Family flees house fire

While most families still were enjoying post-Christmas cheer, the Burgos family was fleeing for safety.
The multigenerational family of 13 escaped its burning house in northwest Las Vegas on Wednesday morning, but the flames destroyed nearly everything the family owned.
“I hate to see it happen to anybody, but they were really nice people,” said Ronald Marquis, who lives across the street.
The fire started about 7:35 a.m. at 8513 Sable Beauty St., near Grand Teton Drive and Jones Boulevard.
Marquis’ 18-year-old son, Robert, was getting ready for work when his mother alerted him to the smoke.
The younger Marquis, an explorer with the Clark County Fire Department, said he ran outside with a few other neighbors to help. The family already was safe outside, but some of them escaped the second-floor inferno thanks only to a ladder left up to hang Christmas lights, he said.

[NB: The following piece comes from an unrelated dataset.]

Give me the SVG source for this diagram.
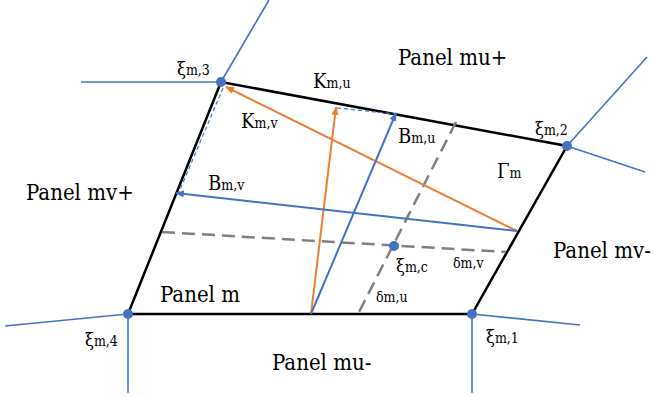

Mary Kay Arellano and her husband, Guillermo, were awakened by fire engines. They looked outside and saw massive amounts of smoke.
“We couldn’t believe it,” Mary Kay Arellano said.
Neighbors along the street gathered on the sidewalks with the Burgos family and watched the fire burst through the roof.
Mary Kay Arellano grabbed her video camera and recorded the firefighters’ efforts to contain the stubborn blaze. The video captured a billowing plume of smoke streaming from the burned-out roof and flames leaping skyward as firefighters dumped water from above.
By the time firefighters beat the blaze, the fire had destroyed the roof and second-floor while causing an estimated $350,000 in damage to house the family called home since 2004. The value of the 3,754-square-foot home in April was $482,000, according to county records.
Investigators had not determined what sparked the fire.
Four people were taken to the hospital for minor burns and smoke inhalation.
“The one fellow’s hand was just blackened,” Mary Kay Arellano said. “It looked like something out of a scary movie.”
The family of nine adults and four children included grandparents, their children and grandchildren, neighbors said.
Neighbors were organizing collections of clothing and other necessities to help the family. A neighbor provided the Burgos relatives with temporary shelter, but they eventually moved in with a cousin who lives nearby, said a Burgos relative who identified herself only as Claire.
“It’s like a bad dream,” she said. “Thank God everybody’s OK.”